Wonder Tools – Jeremy Caplan – “Perplexity is this year’s best new search tool. It uses AI to answer your questions based on online sources. You get concise, relevant summaries with specific citations. These source links allow you to verify information and dig deeper. Read on for examples, limitations, and alternatives.
What’s most useful about Perplexity
- Citations Perplexity provides links to its sources, so you can follow-up on anything you want to learn more about.
- Brevity Instead of long articles or lists of links, get straight-to-the-point answers that save time.
- Tip: quick searches are fine when you’re just looking for a simple fact (e.g. when did Jordan retire). Pro searches are best for more intricate queries like the ones below. Toggle Pro search on or off in the search box.
- Multi-Step Reasoning Perplexity breaks down complex queries into steps. It shows you the phrases it uses to conduct your search.
- Tip: write detailed queries with specifics about what you’re looking for. You’ll get a better result than if you just use keywords.
- Focusing Refine your search by specifying preferred sources or domains for more targeted results.
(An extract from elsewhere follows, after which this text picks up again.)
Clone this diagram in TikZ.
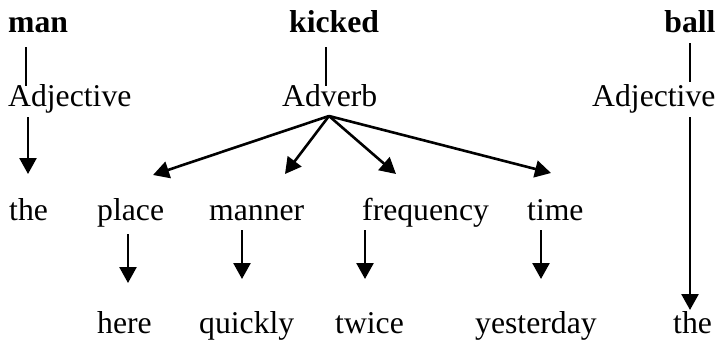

You can narrow your search to focus just on videos, academic publications, or social sources like Reddit.
- Tip: Use a domain limiter to narrow your search to a particular site. Type domain:.gov to focus only on government sites. Or just use natural language to limit Perplexity to certain kinds of sites.
- Follow-ups Ask follow-up questions to dive deeper into a topic, just like a conversation. For visual topics, Perplexity can surface relevant images and videos.
- Collections Group related searches into collections for easy reference and organization. I created one for Atlanta before a recent trip. You can keep a collection private, invite others to edit it, or share a public link.
- Pages Share search results by creating public pages you can customize. Watch a 1-minute video demo. Example: Beginners Guide to Drumming.